Per Definition gilt das Land in Afrika als sogenannter "sicherer Drittstaat". Das könnte jetzt für Daniel, nach vier Jahren in Deutschland und durchaus gelungener Integration, bedeuten, dass er demnächst das Land verlassen und wieder zurück nach Äthiopien gehen muss, denn: "Wer aus einem "sicheren Drittstaat" einreist, kann sich nicht mehr auf das Grundrecht auf Asyl berufen", so das Bundesamt für Migration. Daniels Asylantrag wurde auch bereits abgelehnt, am 15. Januar läuft seine Duldung in der Bundesrepublik nun aus. Es droht die Abschiebung.
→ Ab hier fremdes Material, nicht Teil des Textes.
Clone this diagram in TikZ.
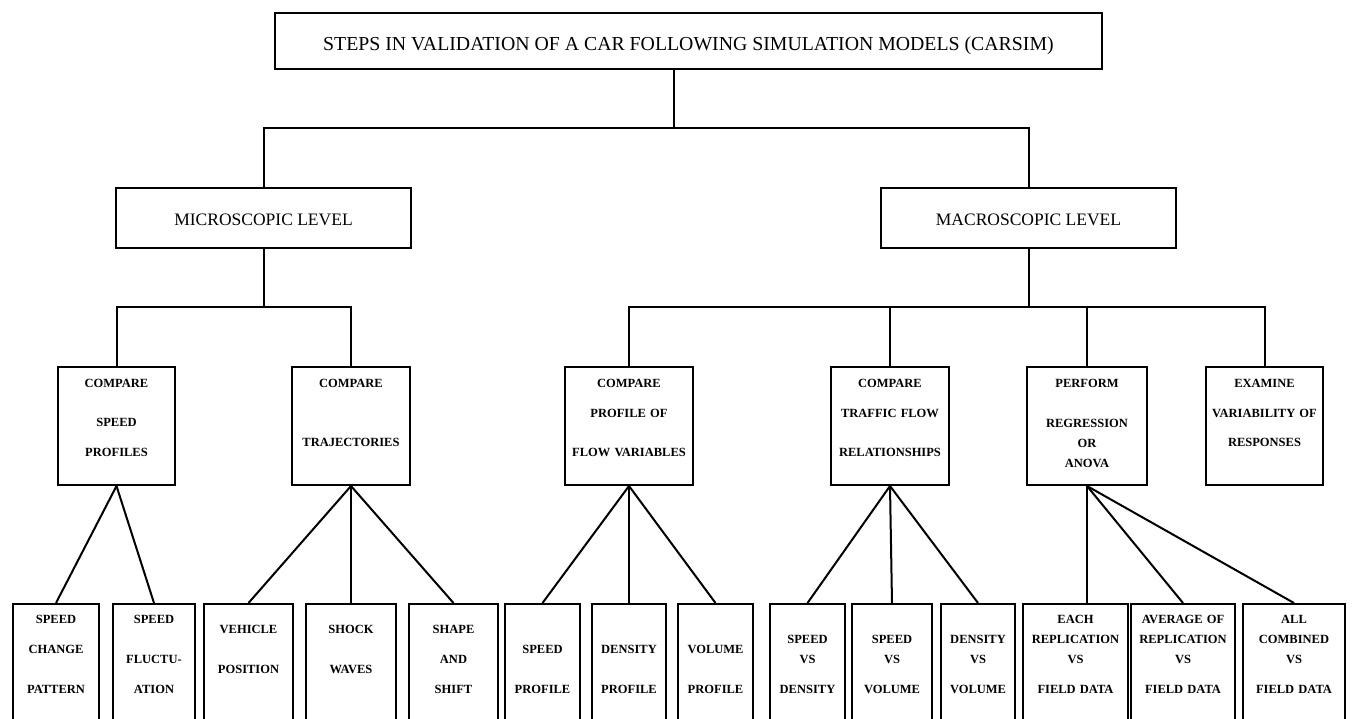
\documentclass[tikz,border=0pt]{standalone}
\usepackage{fontspec}
\setmainfont{Liberation Serif}

\begin{document}
\begin{tikzpicture}[x=1pt, y=-1pt, line width=2pt,
  headbox/.style={draw, inner sep=0pt, font=\fontsize{17.5}{21}\selectfont,
    text height=16pt, text depth=0pt},
  testbox/.style={draw, inner sep=0pt, anchor=north, align=center,
    font=\bfseries\fontsize{12.5}{20}\selectfont, text height=20pt, text depth=98pt},
  leafbox/.style={draw, inner sep=0pt, anchor=north, align=center,
    font=\bfseries\fontsize{12.5}{20}\selectfont, text depth=140pt}]

\clip (0,0) rectangle (1352,719);

\node[headbox, minimum width=827pt, minimum height=56pt,
  font=\fontsize{19.8}{24}\selectfont, text height=20pt] (top) at (688.5,41)
  {STEPS IN VALIDATION OF A CAR FOLLOWING SIMULATION MODELS (CARSIM)};

\node[headbox, minimum width=295pt, minimum height=60pt] (micro) at (263.5,218)
  {MICROSCOPIC LEVEL};
\node[headbox, minimum width=295pt, minimum height=60pt] (macro) at (1028.5,218)
  {MACROSCOPIC LEVEL};

\node[testbox, text width=117pt] (spd) at (116.5,366)
  {COMPARE\\[19pt] SPEED\\[10pt] PROFILES};
\node[testbox, text width=118pt] (traj) at (351,366)
  {COMPARE\\[39pt] TRAJECTORIES};
\node[testbox, text width=128pt] (flow) at (629,366)
  {COMPARE\\[10pt] PROFILE OF\\[19pt] FLOW VARIABLES};
\node[testbox, text width=118pt] (tfr) at (890,366)
  {COMPARE\\[10pt] TRAFFIC FLOW\\[19pt] RELATIONSHIPS};
\node[testbox, text width=120pt] (reg) at (1087,366)
  {PERFORM\\[20pt] REGRESSION\\ OR\\ ANOVA};
\node[testbox, text width=117pt] (exam) at (1264.5,366)
  {EXAMINE\\[10pt] VARIABILITY OF\\[9pt] RESPONSES};

\node[leafbox, text width=86pt, text height=19pt] (b1) at (56,603)
  {SPEED\\[10pt] CHANGE\\[20pt] PATTERN};
\node[leafbox, text width=82pt, text height=19pt] (b2) at (154,603)
  {SPEED\\[20pt] FLUCTU-\\[10pt] ATION};
\node[leafbox, text width=89pt, text height=29pt] (b3) at (248.5,603)
  {VEHICLE\\[20pt] POSITION};
\node[leafbox, text width=90pt, text height=29pt] (b4) at (351,603)
  {SHOCK\\[20pt] WAVES};
\node[leafbox, text width=89pt, text height=29pt] (b5) at (453.5,603)
  {SHAPE\\[10pt] AND\\[10pt] SHIFT};
\node[leafbox, text width=75pt, text height=49pt] (b6) at (542.5,603)
  {SPEED\\[20pt] PROFILE};
\node[leafbox, text width=74pt, text height=49pt] (b7) at (629,603)
  {DENSITY\\[20pt] PROFILE};
\node[leafbox, text width=75pt, text height=49pt] (b8) at (715.5,603)
  {VOLUME\\[20pt] PROFILE};
\node[leafbox, text width=75pt, text height=39pt] (b9) at (807.5,603)
  {SPEED\\ VS\\[10pt] DENSITY};
\node[leafbox, text width=80pt, text height=39pt] (b10) at (892,603)
  {SPEED\\ VS\\[10pt] VOLUME};
\node[leafbox, text width=74pt, text height=39pt] (b11) at (978,603)
  {DENSITY\\ VS\\[10pt] VOLUME};
\node[leafbox, text width=105pt, text height=19pt] (b12) at (1075.5,603)
  {EACH\\ REPLICATION\\ VS\\[10pt] FIELD DATA};
\node[leafbox, text width=104pt, text height=19pt] (b13) at (1183,603)
  {AVERAGE OF\\ REPLICATION\\ VS\\[10pt] FIELD DATA};
\node[leafbox, text width=102pt, text height=19pt] (b14) at (1294,603)
  {ALL\\ COMBINED\\ VS\\[10pt] FIELD DATA};

\coordinate (bus0) at (674,128);
\coordinate (bus1) at (262,307);

\draw (bus0 |- top.south) -- (bus0);
\draw (micro.north) |- (macro.north |- bus0) -- (macro.north);

\draw (micro.south) -- (micro.south |- bus1);
\draw (spd.north) |- (traj.north |- bus1) -- (traj.north);

\draw (macro.south) -- (macro.south |- bus1);
\draw (flow.north) |- (exam.north |- bus1) -- (exam.north);
\draw (tfr.north) -- (tfr.north |- bus1);
\draw (reg.north) -- (reg.north |- bus1);

\draw (spd.south) -- (b1.north);
\draw (spd.south) -- (b2.north);
\draw (traj.south) -- (b3.north);
\draw (traj.south) -- (b4.north);
\draw (traj.south) -- (b5.north);
\draw (flow.south) -- (b6.north);
\draw (flow.south) -- (b7.north);
\draw (flow.south) -- (b8.north);
\draw (tfr.south) -- (b9.north);
\draw (tfr.south) -- (b10.north);
\draw (tfr.south) -- (b11.north);
\draw (reg.south) -- (reg.south |- b12.north);
\draw (reg.south) -- (b13.north);
\draw (reg.south) -- (b14.north);

\end{tikzpicture}
\end{document}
Freunde und Bekannte von Daniel können die Entscheidung indes partout nicht verstehen. "Darf es sein, dass ein Mensch, der gelungen integriert ist, den im Heimatland Äthiopien Gefängnis und Folter erwarten, einfach willkürlich abgeschoben und zur Ausreise gezwungen wird?" so die einhellige Fragestellung und Meinung in Daniels Umfeld. Hinzu komme noch, dass der Afrikaner einen unbefristeten Arbeitsvertrag in Altötting besitze, in einer eigenen Wohnung lebe und sich komplett selbst versorge. "Er bringt dem Staat Geld ein, durch Steuern, Sozial- und Rentenversicherung", so die Freunde weiter.
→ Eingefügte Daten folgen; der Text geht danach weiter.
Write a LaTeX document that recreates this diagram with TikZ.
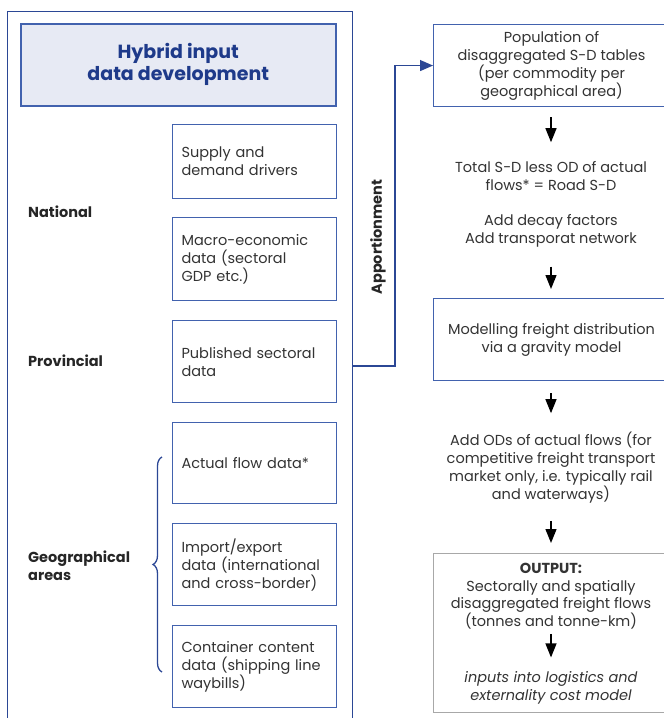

Das sagt das zuständige Landratsamt

Dem Landratsamt in Altötting sind dabei jedoch in gewisser Weise die Hände gebunden: "Wir müssen uns an geltendes Recht halten. Wir sind an die Entscheidung des Bundesamts für Migration gebunden", gibt der Pressesprecher der Behörde, Klaus Zielinski, im Gespräch mit innsalzach24.de zu bedenken. Das Landratsamt empfiehlt Daniel freiwillig auszureisen, dann könne er schließlich, nach einer Kontaktaufnahme mit der deutschen Botschaft in Äthiopien und gültigem Visum, auch wieder einreisen.
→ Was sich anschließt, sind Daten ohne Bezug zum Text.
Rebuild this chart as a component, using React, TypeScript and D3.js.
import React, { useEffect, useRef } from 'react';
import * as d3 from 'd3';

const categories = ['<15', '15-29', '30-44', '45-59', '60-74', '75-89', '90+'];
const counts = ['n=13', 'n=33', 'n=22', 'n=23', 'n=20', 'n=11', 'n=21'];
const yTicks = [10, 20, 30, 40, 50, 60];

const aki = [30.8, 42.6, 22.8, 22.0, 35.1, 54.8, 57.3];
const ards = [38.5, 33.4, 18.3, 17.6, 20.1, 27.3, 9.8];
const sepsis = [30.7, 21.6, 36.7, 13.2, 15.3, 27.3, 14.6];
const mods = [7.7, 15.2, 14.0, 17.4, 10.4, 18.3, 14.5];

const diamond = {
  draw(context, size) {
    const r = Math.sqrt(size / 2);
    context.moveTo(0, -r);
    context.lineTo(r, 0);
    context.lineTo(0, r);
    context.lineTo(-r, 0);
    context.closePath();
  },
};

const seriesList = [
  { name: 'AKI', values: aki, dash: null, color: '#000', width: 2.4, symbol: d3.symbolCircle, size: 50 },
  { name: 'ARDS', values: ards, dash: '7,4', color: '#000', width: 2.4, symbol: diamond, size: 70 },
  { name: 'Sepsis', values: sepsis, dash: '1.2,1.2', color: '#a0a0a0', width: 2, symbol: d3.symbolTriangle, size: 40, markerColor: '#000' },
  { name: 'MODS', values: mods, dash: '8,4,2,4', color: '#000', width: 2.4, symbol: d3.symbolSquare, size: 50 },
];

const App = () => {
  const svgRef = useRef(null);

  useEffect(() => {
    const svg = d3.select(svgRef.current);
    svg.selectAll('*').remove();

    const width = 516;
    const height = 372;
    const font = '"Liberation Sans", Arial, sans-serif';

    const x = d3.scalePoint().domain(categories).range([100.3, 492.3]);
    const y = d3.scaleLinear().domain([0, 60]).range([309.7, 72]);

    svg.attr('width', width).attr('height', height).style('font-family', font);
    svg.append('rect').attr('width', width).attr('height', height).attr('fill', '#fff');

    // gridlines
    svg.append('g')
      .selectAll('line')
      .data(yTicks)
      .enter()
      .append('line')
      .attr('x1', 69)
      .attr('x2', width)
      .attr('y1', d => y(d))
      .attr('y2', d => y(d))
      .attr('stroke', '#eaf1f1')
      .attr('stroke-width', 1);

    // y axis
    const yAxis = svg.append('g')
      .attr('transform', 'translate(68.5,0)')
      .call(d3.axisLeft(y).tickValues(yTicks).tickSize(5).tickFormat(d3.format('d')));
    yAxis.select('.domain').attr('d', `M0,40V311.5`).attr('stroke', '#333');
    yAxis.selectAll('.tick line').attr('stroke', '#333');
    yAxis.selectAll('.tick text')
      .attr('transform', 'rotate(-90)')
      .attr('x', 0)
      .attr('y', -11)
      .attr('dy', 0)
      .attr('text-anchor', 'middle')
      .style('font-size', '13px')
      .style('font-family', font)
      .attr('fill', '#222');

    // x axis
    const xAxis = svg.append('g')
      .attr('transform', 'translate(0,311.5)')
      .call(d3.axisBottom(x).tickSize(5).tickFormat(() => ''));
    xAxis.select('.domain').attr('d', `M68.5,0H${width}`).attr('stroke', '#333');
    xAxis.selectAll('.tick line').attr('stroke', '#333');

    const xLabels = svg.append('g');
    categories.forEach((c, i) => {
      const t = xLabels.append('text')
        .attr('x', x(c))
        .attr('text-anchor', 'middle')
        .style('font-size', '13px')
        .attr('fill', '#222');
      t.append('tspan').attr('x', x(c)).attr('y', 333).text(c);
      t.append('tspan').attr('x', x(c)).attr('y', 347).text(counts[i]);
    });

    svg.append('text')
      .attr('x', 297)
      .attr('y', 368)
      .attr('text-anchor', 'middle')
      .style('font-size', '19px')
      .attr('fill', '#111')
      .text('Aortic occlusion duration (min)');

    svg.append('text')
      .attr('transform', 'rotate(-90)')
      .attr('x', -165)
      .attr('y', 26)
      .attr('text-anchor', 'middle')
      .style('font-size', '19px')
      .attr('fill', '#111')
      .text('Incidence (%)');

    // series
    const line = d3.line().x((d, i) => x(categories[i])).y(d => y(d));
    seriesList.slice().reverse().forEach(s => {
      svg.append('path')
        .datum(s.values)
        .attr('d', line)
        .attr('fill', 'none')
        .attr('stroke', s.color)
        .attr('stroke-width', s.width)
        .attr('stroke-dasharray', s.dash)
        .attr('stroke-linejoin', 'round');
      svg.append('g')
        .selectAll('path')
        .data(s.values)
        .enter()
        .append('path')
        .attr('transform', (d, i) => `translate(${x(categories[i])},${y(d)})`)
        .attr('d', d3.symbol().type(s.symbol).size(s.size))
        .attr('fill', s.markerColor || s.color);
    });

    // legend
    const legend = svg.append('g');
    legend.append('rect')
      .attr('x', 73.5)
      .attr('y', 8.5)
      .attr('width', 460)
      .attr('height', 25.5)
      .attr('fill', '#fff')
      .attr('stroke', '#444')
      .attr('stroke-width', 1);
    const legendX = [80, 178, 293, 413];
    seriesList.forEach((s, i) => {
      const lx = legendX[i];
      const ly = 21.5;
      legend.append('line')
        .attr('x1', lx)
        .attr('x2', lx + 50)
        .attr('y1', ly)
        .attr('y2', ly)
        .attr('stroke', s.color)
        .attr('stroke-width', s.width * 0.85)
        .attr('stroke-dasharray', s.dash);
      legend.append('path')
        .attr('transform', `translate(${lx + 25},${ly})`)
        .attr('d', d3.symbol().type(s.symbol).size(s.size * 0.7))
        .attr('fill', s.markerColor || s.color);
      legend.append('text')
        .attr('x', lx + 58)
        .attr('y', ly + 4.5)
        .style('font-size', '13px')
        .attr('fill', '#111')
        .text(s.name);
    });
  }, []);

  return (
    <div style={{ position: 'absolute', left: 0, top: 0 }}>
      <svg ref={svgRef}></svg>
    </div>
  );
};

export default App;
Sollte das Amt jedoch aufgrund einer verstrichenen Frist gezwungen sein, eine sogenannte Grenzübertrittsbescheinigung auszustellen, sei eine Einreise nicht mehr möglich. "Das wollen wir aber verhindern. Wir versuchen immer pragmatisch zu denken", gibt sich Zielinski im Gespräch verständnisvoll. Zudem werde man den vorliegenden Fall auch nicht beschleunigen, es gäbe schließlich andere Aufgaben die aktuell mit Vorrang zu behandeln seien, so der Sprecher des Altöttinger Landratsamts weiter.

Ein Übergangspass soll jetzt die Lösung bringen

Auch für Daniels Arbeitgeber steht fest, dass eine Abschiebung in das Heimatland keine Option darstellt. Aus diesem Grund hat der Altöttinger Unternehmer seinem Mitarbeiter jetzt auch einen Anwalt an die Seite gestellt und die Menschenrechtsorganisation "Amnesty International" sowie die heimischen Bundes- und Landtagsabgeordneten über den Vorgang informiert. Die Resonanz fiel dabei bisher durchwegs positiv aus, Unterstützung für Daniel kommt von allen Seiten.

Aktuell bemüht sich der Äthiopier am Konsulat in Frankfurt um einen sogenannten "Laissez-Passer", einen Notreiseausweis. Eigene Papiere, um Deutschland verlassen und anschließend mit einem Visum wieder einreisen zu können, besitzt der 37-Jährige nach seiner Flucht nicht. Freunde und Arbeitskollegen hoffen darauf, dass der Äthiopier das begehrte Papier von seiner Reise mitbringt, die Alternative dazu stelle schließlich nur eine Abschiebung dar.

Doch auch mit den erforderlichen Unterlagen bleibt bei Daniel ein mulmiges Gefühl zurück. Das Gefühl, wenn auch nur vorübergehend, wieder in das Land reisen zu müssen, aus dem er vor vier Jahren aus Angst vor Verfolgung und Gewalt geflohen ist.